5) The 40th Anniversary

Screenshot: BBC

For the first time since the 1996 TV movie, there was a new Doctor in a new adventure: Richard E. Grant starred as a newly minted ninth incarnation of the Doctor for the online animated webcast Scream of the Shalka to mark the anniversary, and while its chosen art style may not be to everyone’s taste, it’s still a pretty decent little tale.

4) The 25th Anniversary

Screenshot: BBC

A whole season of ostensibly anniversary connected stories, you say? Well, sort of. “Remembrance of the Daleks” and “Silver Nemesis” were most explicitly nods to Doctor Who’s silver anniversary (you see what they did there with “Silver Nemesis” and the Cybermen, right?), classic Who’s 25th season also included the unsubtle Thatcher satire of “The Happiness Patrol” and the wonderfully silly “Greatest Show in the Galaxy.” Overall, not bad at all!

3) The 10th Anniversary

Screenshot: BBC

The first big one, and one with a lot of important history-making moments for the show: we got “The Three Doctors,” the very first multi-Doctor story; we got the introduction of Omega—who, while not being on the level of villains like the Daleks or the Cybermen, is still one of the show’s most iconic big bads; and, on a more somber note, we got William Hartnell in action as the first Doctor for the very last time. “The Three Doctors” isn’t just a moment in time though, it’s still a great adventure with a lot of meaning for the show.

2) The 20th Anniversary

Screenshot: BBC

This is still perhaps the ideal celebration Doctor Who will forever chase—about as close as you were going to get to an Avengers-esque mashup of Doctors and companions. “The Five Doctors” is perhaps not quite as tight a tale as “The Three Doctors,” but its huge cast of familiar faces alongside the Fifth Doctor and his friends, and a return to Gallifrey to deal with Rassilon and The Master? It’s a scope quite unlike anything Doctor Who had done before, and wouldn’t do for a good many years later. It’s a little messy, yes, but it’s a good, fun, nostalgic kind of mess.

1) The 50th Anniversary

Screenshot: BBC

So there’s only one real thing that could top it then, isn’t there? The BBC went all out a decade ago for the 50th, in what feels like an amalgam of what made the past multi-Doctor specials work so well: “The Day of the Doctor” has the tightness of “Three Doctors,” as well as its overall impact on the ongoing story of the show beyond just being an anniversary team-up with the return of Gallifrey to canon after its seeming destruction prior to the events of the 2005 revival. It also has the big scope of “Five Doctors” because of the way it deals with that huge event (and even the cheeky way it brings all the Doctors together to do it).

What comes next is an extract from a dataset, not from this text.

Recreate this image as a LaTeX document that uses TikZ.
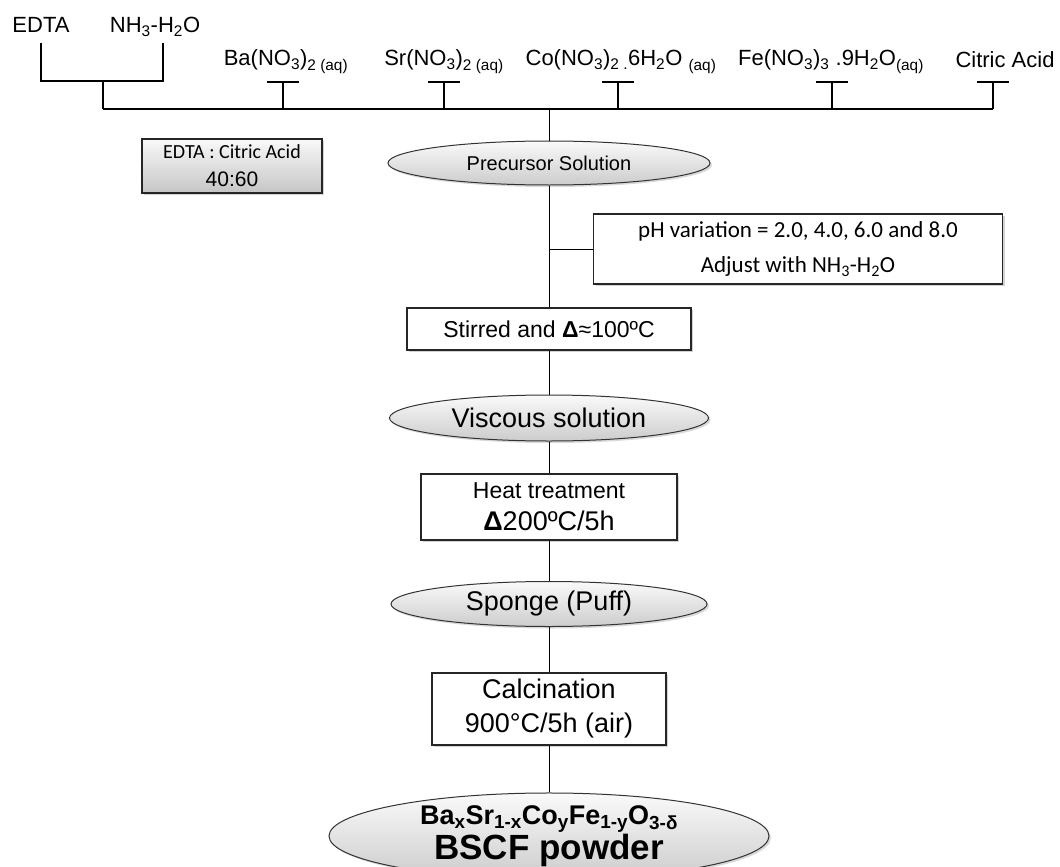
\documentclass[tikz,border=0pt]{standalone}
\usepackage{fontspec}
\setmainfont{Liberation Sans}
\newfontfamily\calibri{Carlito}
\newfontfamily\arial{Liberation Sans}
\usetikzlibrary{shapes.geometric,shadows}

\tikzset{
	lbl/.style={anchor=base, inner sep=0pt, font=\fontsize{22}{26}\selectfont},
	bus/.style={line width=2.4},
	link/.style={line width=1},
	stepbox/.style={rectangle, draw=black!85, line width=1.3, fill=white, align=center, inner sep=0pt,
		drop shadow={shadow xshift=2pt, shadow yshift=-2pt, opacity=0.35}},
	stepoval/.style={ellipse, draw=black!80, line width=1, top color=gray!4, bottom color=gray!40,
		align=center, inner sep=0pt,
		drop shadow={shadow xshift=2pt, shadow yshift=-2pt, opacity=0.3}}
}

\begin{document}
\begin{tikzpicture}[x=1pt, y=-1pt]
	\useasboundingbox (0,0) rectangle (1060,867);
	% Ausgangsstoffe oben
	\node[lbl] (edta) at (41, 33) {EDTA};
	\node[lbl] (nhh) at (155, 33) {NH\textsubscript{3}-H\textsubscript{2}O};
	\node[lbl] (ba) at (286, 66) {Ba(NO\textsubscript{3})\textsubscript{2 (aq)}};
	\node[lbl] (sr) at (444, 66) {Sr(NO\textsubscript{3})\textsubscript{2 (aq)}};
	\node[lbl] (co) at (621, 66) {Co(NO\textsubscript{3})\textsubscript{2 .}6H\textsubscript{2}O \textsubscript{(aq)}};
	\node[lbl] (fe) at (831, 66) {Fe(NO\textsubscript{3})\textsubscript{3} .9H\textsubscript{2}O\textsubscript{(aq)}};
	\node[lbl] (ca) at (1005, 67) {Citric Acid};
	% Klammer EDTA / NH3
	\draw[line width=1.2] (41, 43) -- (41, 81) -- (163, 81) -- (163, 43);
	\draw[bus] (103, 81) -- (103, 109);
	% Sammelleitung mit T-Stuecken
	\coordinate (bus) at (549, 109);
	\draw[bus] (103, 109) -- (993, 109);
	\foreach \x in {283, 444, 618, 832, 993} {
		\draw[bus] (\x - 16, 82) -- (\x + 16, 82);
		\draw[bus] (\x, 82) -- (\x, 109);
	}
	% Verhaeltnis
	\node[stepbox, top color=gray!5, bottom color=gray!45, minimum width=180, minimum height=54,
		font=\fontsize{20}{28}\selectfont] (ratio) at (232, 166)
		{{\calibri EDTA : Citric Acid}\\{\arial\fontsize{21}{28}\selectfont 40:60}};
	% Prozessschritte
	\node[stepoval, minimum width=322, minimum height=44, font=\fontsize{20}{24}\selectfont] (prec) at (549, 163) {Precursor Solution};
	\node[stepbox, minimum width=409, minimum height=70, font=\calibri\fontsize{23}{35}\selectfont] (ph) at (798, 249)
		{pH variation = 2.0, 4.0, 6.0 and 8.0\\Adjust with NH\textsubscript{3}-H\textsubscript{2}O};
	\node[stepbox, minimum width=284, minimum height=42, font=\fontsize{23}{27}\selectfont] (stir) at (549, 329)
		{Stirred and \textbf{Δ}≈100ºC};
	\node[stepoval, minimum width=319, minimum height=46, font=\fontsize{27}{31}\selectfont] (visc) at (549, 418) {Viscous solution};
	\node[stepbox, minimum width=256, minimum height=66, font=\fontsize{23}{32}\selectfont] (heat) at (549, 507)
		{Heat treatment\\{\fontsize{27}{32}\selectfont\textbf{Δ}200ºC/5h}};
	\node[stepoval, minimum width=316, minimum height=45, font=\fontsize{27}{31}\selectfont] (spng) at (549, 604) {Sponge (Puff)};
	\node[stepbox, minimum width=234, minimum height=72, font=\fontsize{27}{34}\selectfont] (calc) at (549, 709)
		{Calcination\\900°C/5h (air)};
	\node[stepoval, minimum width=440, minimum height=86, font=\bfseries\fontsize{27}{32}\selectfont] (bscf) at (549, 836)
		{Ba\textsubscript{x}Sr\textsubscript{1-x}Co\textsubscript{y}Fe\textsubscript{1-y}O\textsubscript{3-δ}\\
		{\fontsize{35}{32}\selectfont BSCF powder}};
	% Verbindungen
	\draw[link] (bus) -- (prec);
	\draw[link] (prec) -- (stir);
	\draw[link] (ph.west) -- (ph.west -| prec.south);
	\draw[link] (stir) -- (visc);
	\draw[link] (visc) -- (heat);
	\draw[link] (heat) -- (spng);
	\draw[link] (spng) -- (calc);
	\draw[link] (calc) -- (bscf);
\end{tikzpicture}
\end{document}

And to make things even better, it was far from all we got. “Night of the Doctor” saw Paul McGann return to on-screen Doctor Who for the first time since 1996 for a gleeful, all-too-short glimpse at his official regeneration, and the docudrama “An Adventure in Space and Time” gave us a remarkably touching look back at the creation of Doctor Who itself, and William Hartnell’s enduring legacy. This is going to be the one to beat for a good while… and we’ll have to wait and see if the 60th comes close!